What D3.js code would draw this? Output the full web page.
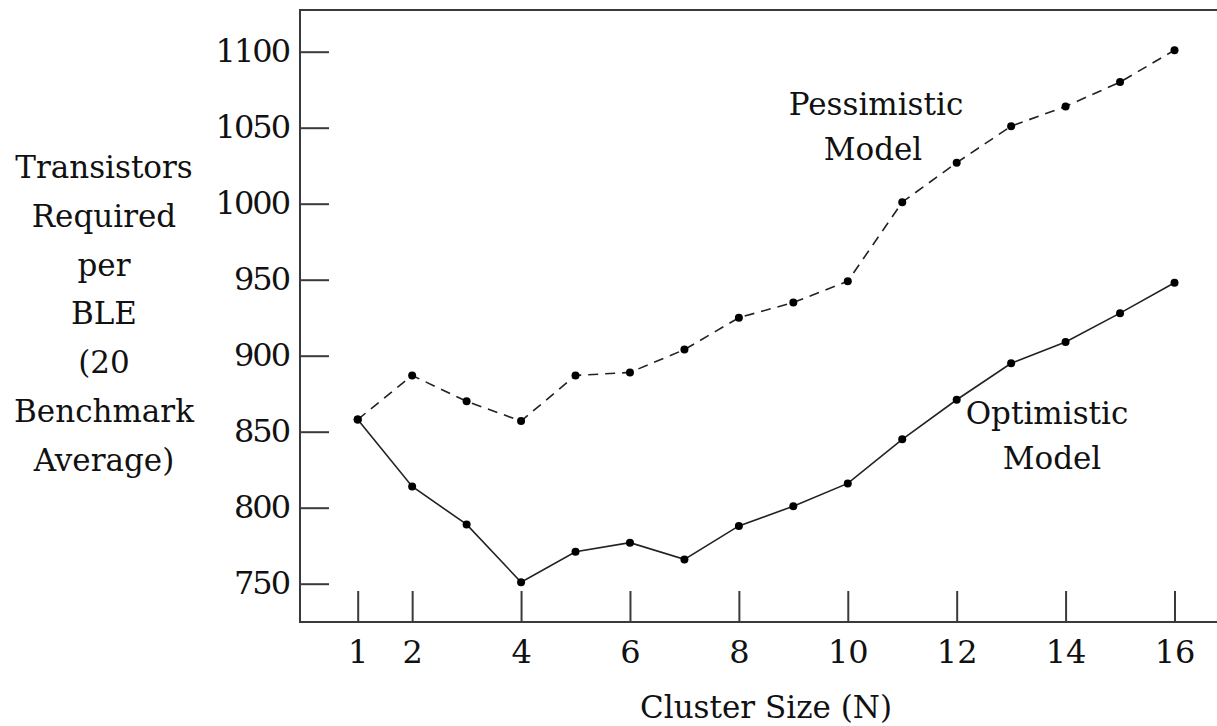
<!DOCTYPE html>
<html>
<head>
<meta charset="utf-8">
<script src="https://cdn.jsdelivr.net/npm/d3@7"></script>
<style>
  body { margin: 0; background: #fff; }
  svg text { font-family: "DejaVu Serif", "Liberation Serif", "Times New Roman", serif; fill: #111; }
</style>
</head>
<body>
<div id="chart"></div>
<script>
// cluster size N
var clusterSizes = [1, 2, 3, 4, 5, 6, 7, 8, 9, 10, 11, 12, 13, 14, 15, 16];
// transistors per BLE, pessimistic model
var pessimistic = [858, 887, 870, 857, 887, 889, 904, 925, 935, 949, 1001, 1027, 1051, 1064, 1080, 1101];
// transistors per BLE, optimistic model
var optimistic = [858, 814, 789, 751, 771, 777, 766, 788, 801, 816, 845, 871, 895, 909, 928, 948];

var xTicks = [1, 2, 4, 6, 8, 10, 12, 14, 16];
var yTicks = [750, 800, 850, 900, 950, 1000, 1050, 1100];
var yTitle = ["Transistors", "Required", "per", "BLE", "(20", "Benchmark", "Average)"];

var width = 1217,
    height = 726;
var serif = "'DejaVu Serif', 'Liberation Serif', 'Times New Roman', serif";

var svg = d3.select("#chart").append("svg")
    .attr("width", width)
    .attr("height", height);

var x = d3.scaleLinear().domain([1, 16]).range([357.7, 1174.5]);
var y = d3.scaleLinear().domain([750, 1100]).range([583.7, 51.7]);

var boxLeft = 300, boxTop = 10, boxBottom = 622;

// frame (open on the right)
svg.append("path")
    .attr("d", "M" + width + "," + boxTop + "H" + boxLeft + "V" + boxBottom + "H" + width)
    .attr("fill", "none")
    .attr("stroke", "#3a3a3a")
    .attr("stroke-width", 2);

// y axis, ticks pointing inward
var yAxis = svg.append("g")
    .attr("transform", "translate(" + boxLeft + ",0)")
    .call(d3.axisLeft(y).tickValues(yTicks).tickSizeInner(-29).tickSizeOuter(0).tickPadding(11).tickFormat(d3.format("d")));
yAxis.attr("font-family", serif);
yAxis.select(".domain").remove();
yAxis.selectAll("line").attr("stroke", "#3a3a3a").attr("stroke-width", 2);
yAxis.selectAll("text")
    .attr("font-size", 32)
    .attr("fill", "#111")
    .attr("letter-spacing", "-2px");

// x axis, ticks pointing up
var xAxis = svg.append("g")
    .attr("transform", "translate(0," + boxBottom + ")")
    .call(d3.axisBottom(x).tickValues(xTicks).tickSizeInner(-31).tickSizeOuter(0).tickPadding(18));
xAxis.attr("font-family", serif);
xAxis.select(".domain").remove();
xAxis.selectAll("line").attr("stroke", "#3a3a3a").attr("stroke-width", 2);
xAxis.selectAll("text")
    .attr("font-size", 32)
    .attr("fill", "#111");

// axis titles
svg.append("text")
    .attr("x", 766)
    .attr("y", 718)
    .attr("text-anchor", "middle")
    .attr("font-size", 31)
    .text("Cluster Size (N)");

svg.selectAll(".ytitle")
    .data(yTitle)
    .enter()
    .append("text")
    .attr("class", "ytitle")
    .attr("x", 104)
    .attr("y", function (d, i) {
        return 178 + i * 48.8;
    })
    .attr("text-anchor", "middle")
    .attr("font-size", 31)
    .text(function (d) {
        return d;
    });

var line = d3.line()
    .x(function (d) { return x(d[0]); })
    .y(function (d) { return y(d[1]); });

var series = [
    { name: "pessimistic", values: pessimistic, dash: "10,7" },
    { name: "optimistic", values: optimistic, dash: null }
];

series.forEach(function (s) {
    var pts = clusterSizes.map(function (n, i) { return [n, s.values[i]]; });

    svg.append("path")
        .datum(pts)
        .attr("d", line)
        .attr("fill", "none")
        .attr("stroke", "#222")
        .attr("stroke-width", 1.6)
        .attr("stroke-dasharray", s.dash);

    svg.selectAll(".dot-" + s.name)
        .data(pts)
        .enter()
        .append("circle")
        .attr("class", "dot-" + s.name)
        .attr("cx", function (d) { return x(d[0]); })
        .attr("cy", function (d) { return y(d[1]); })
        .attr("r", 4)
        .attr("fill", "#000");
});

// series labels
var labels = [
    { text: "Pessimistic", x: 876, y: 115 },
    { text: "Model", x: 873, y: 160 },
    { text: "Optimistic", x: 1047, y: 424 },
    { text: "Model", x: 1052, y: 469 }
];

svg.selectAll(".label")
    .data(labels)
    .enter()
    .append("text")
    .attr("class", "label")
    .attr("x", function (d) { return d.x; })
    .attr("y", function (d) { return d.y; })
    .attr("text-anchor", "middle")
    .attr("font-size", 31)
    .text(function (d) { return d.text; });
</script>
</body>
</html>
__________________________________________________
◆ Exercise: Set down again, exactly, the lines of the material above from its first line to the one with "d3.scaleLinear().domain([750, 1100]).range([583.7, 51.7]);", inclusive. Leave the pictures out.

◆ Exercise solution:
What D3.js code would draw this? Output the full web page.
<!DOCTYPE html>
<html>
<head>
<meta charset="utf-8">
<script src="https://cdn.jsdelivr.net/npm/d3@7"></script>
<style>
  body { margin: 0; background: #fff; }
  svg text { font-family: "DejaVu Serif", "Liberation Serif", "Times New Roman", serif; fill: #111; }
</style>
</head>
<body>
<div id="chart"></div>
<script>
// cluster size N
var clusterSizes = [1, 2, 3, 4, 5, 6, 7, 8, 9, 10, 11, 12, 13, 14, 15, 16];
// transistors per BLE, pessimistic model
var pessimistic = [858, 887, 870, 857, 887, 889, 904, 925, 935, 949, 1001, 1027, 1051, 1064, 1080, 1101];
// transistors per BLE, optimistic model
var optimistic = [858, 814, 789, 751, 771, 777, 766, 788, 801, 816, 845, 871, 895, 909, 928, 948];

var xTicks = [1, 2, 4, 6, 8, 10, 12, 14, 16];
var yTicks = [750, 800, 850, 900, 950, 1000, 1050, 1100];
var yTitle = ["Transistors", "Required", "per", "BLE", "(20", "Benchmark", "Average)"];

var width = 1217,
    height = 726;
var serif = "'DejaVu Serif', 'Liberation Serif', 'Times New Roman', serif";

var svg = d3.select("#chart").append("svg")
    .attr("width", width)
    .attr("height", height);

var x = d3.scaleLinear().domain([1, 16]).range([357.7, 1174.5]);
var y = d3.scaleLinear().domain([750, 1100]).range([583.7, 51.7]);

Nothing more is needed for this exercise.